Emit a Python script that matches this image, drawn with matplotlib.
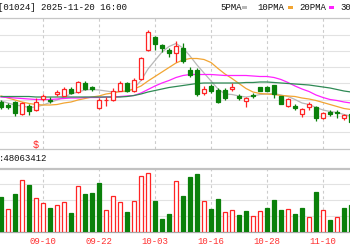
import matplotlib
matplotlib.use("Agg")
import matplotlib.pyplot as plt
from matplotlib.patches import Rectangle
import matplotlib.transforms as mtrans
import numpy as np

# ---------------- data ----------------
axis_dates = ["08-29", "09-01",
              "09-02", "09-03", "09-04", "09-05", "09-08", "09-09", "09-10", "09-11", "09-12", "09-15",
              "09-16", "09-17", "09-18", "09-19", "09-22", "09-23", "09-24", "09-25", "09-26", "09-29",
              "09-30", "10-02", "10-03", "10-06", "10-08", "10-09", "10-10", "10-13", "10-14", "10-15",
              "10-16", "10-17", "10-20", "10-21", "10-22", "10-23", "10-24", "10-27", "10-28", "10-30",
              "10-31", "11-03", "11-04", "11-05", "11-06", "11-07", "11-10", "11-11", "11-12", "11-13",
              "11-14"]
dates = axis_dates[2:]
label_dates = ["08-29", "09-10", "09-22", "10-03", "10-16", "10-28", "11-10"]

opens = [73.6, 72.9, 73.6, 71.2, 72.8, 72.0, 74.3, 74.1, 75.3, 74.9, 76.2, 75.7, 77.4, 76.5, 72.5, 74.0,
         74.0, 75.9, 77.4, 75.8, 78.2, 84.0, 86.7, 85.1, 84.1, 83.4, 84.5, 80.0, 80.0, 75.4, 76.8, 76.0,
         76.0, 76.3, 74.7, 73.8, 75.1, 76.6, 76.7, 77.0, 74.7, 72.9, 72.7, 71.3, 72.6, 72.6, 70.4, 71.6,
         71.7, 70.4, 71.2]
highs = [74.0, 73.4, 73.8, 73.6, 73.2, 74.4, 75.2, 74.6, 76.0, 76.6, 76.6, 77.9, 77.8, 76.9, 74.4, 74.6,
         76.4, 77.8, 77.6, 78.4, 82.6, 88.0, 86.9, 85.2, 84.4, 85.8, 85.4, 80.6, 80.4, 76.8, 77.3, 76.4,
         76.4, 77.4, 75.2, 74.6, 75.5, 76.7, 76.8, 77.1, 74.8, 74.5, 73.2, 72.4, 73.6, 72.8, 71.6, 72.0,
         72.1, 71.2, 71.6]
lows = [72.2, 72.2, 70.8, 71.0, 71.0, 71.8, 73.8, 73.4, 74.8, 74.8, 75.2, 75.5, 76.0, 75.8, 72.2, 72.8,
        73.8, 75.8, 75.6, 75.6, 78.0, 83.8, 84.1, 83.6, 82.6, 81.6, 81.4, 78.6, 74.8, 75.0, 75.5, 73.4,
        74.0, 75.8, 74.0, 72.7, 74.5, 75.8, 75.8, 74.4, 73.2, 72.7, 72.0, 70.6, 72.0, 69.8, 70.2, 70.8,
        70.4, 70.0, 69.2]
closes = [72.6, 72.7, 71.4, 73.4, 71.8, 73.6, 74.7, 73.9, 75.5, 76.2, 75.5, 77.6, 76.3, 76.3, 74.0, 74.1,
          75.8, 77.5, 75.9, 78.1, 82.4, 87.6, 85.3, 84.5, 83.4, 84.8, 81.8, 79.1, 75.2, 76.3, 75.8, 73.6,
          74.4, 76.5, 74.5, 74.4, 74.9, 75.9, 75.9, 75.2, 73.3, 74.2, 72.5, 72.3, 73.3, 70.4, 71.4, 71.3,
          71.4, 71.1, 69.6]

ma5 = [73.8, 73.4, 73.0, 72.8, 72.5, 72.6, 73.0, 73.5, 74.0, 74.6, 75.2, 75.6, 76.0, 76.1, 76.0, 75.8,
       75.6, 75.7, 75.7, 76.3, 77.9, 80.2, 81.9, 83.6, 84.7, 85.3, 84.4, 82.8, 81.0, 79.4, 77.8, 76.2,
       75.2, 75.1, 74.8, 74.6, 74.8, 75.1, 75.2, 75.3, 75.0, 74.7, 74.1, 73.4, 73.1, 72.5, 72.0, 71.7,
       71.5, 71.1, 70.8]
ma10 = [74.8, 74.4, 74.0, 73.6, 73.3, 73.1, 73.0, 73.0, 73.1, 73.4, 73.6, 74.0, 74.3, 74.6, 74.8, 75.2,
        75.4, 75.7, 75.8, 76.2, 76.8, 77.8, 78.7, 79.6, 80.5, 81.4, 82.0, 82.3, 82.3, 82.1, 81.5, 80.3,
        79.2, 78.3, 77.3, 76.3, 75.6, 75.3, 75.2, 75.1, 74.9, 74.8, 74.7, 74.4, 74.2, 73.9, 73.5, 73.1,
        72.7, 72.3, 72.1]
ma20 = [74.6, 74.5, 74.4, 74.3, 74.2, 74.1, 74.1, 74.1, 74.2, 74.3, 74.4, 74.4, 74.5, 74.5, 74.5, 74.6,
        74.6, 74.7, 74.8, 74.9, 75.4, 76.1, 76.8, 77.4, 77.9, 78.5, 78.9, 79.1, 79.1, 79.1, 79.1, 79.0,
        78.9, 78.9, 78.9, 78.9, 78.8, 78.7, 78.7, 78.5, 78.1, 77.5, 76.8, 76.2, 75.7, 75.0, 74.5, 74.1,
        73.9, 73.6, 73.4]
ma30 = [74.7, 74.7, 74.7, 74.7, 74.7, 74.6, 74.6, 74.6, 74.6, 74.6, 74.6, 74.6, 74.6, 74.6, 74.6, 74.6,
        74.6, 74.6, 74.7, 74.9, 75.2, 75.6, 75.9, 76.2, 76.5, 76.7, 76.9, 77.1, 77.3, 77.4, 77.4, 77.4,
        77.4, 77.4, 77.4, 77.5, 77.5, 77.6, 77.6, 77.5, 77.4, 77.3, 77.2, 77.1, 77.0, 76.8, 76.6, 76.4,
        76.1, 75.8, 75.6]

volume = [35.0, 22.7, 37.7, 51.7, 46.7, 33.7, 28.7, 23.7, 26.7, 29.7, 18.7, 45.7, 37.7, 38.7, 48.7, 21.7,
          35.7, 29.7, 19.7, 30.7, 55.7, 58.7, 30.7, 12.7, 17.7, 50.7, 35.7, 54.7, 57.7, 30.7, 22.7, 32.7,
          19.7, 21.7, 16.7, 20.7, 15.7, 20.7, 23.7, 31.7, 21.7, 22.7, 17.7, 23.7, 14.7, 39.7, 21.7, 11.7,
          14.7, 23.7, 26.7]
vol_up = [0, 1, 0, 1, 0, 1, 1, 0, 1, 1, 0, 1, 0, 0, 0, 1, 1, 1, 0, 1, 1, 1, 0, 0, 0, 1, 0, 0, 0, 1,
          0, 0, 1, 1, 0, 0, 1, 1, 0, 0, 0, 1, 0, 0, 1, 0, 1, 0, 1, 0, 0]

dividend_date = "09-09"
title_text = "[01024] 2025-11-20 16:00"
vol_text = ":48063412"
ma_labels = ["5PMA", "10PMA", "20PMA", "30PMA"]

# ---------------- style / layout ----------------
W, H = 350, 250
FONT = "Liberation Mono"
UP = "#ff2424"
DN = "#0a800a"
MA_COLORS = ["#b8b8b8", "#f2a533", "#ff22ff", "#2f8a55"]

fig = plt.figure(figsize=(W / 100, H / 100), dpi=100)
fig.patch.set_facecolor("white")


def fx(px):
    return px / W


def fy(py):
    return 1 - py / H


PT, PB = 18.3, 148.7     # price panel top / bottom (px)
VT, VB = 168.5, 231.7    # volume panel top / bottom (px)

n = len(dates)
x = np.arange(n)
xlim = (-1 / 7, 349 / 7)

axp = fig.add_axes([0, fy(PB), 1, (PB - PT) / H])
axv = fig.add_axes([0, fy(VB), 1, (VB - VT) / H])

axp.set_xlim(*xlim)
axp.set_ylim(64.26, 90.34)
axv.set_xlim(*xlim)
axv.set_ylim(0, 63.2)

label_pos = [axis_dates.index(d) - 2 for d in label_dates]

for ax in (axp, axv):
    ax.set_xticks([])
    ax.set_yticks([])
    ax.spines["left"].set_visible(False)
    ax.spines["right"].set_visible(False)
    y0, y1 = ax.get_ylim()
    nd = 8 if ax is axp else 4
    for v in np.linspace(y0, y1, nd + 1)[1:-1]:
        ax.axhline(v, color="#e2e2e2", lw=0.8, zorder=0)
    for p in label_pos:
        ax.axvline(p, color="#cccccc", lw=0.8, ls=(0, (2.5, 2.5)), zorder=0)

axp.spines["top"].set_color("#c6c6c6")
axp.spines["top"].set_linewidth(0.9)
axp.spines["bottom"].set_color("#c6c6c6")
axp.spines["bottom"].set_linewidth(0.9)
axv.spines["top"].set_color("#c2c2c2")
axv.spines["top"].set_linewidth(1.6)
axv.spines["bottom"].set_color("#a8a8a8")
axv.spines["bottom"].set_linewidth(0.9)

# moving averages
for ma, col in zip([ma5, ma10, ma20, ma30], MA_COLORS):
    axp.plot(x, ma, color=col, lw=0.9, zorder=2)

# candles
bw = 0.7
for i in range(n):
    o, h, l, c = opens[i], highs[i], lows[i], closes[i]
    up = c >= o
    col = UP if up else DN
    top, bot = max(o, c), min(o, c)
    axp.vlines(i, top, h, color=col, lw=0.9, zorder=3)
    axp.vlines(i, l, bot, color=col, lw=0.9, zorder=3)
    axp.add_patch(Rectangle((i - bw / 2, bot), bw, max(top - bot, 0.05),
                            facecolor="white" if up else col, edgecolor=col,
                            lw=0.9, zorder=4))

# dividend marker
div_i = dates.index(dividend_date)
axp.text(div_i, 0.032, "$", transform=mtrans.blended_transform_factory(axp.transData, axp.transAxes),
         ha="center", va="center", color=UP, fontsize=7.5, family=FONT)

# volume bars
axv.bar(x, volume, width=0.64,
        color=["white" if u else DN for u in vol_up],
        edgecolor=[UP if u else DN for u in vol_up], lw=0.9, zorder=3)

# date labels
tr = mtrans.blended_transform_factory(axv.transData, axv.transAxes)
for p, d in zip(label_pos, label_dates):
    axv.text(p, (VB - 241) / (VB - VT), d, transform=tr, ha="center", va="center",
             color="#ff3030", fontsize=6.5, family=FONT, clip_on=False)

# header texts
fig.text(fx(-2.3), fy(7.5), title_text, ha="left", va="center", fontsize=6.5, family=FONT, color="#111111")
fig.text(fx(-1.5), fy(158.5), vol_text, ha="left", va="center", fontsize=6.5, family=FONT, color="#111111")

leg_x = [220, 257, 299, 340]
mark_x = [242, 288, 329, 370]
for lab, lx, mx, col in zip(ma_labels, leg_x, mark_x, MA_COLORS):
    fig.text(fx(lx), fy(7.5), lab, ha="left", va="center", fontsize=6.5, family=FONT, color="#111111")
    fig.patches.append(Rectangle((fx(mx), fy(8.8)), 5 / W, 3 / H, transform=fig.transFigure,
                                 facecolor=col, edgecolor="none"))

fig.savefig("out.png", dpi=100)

◆ STATED TASK: Omitting all pictures, restate exactly the lines of the material from its start through the line that contains "import numpy as np".

◆ WORKED ANSWER:
Emit a Python script that matches this image, drawn with matplotlib.
import matplotlib
matplotlib.use("Agg")
import matplotlib.pyplot as plt
from matplotlib.patches import Rectangle
import matplotlib.transforms as mtrans
import numpy as np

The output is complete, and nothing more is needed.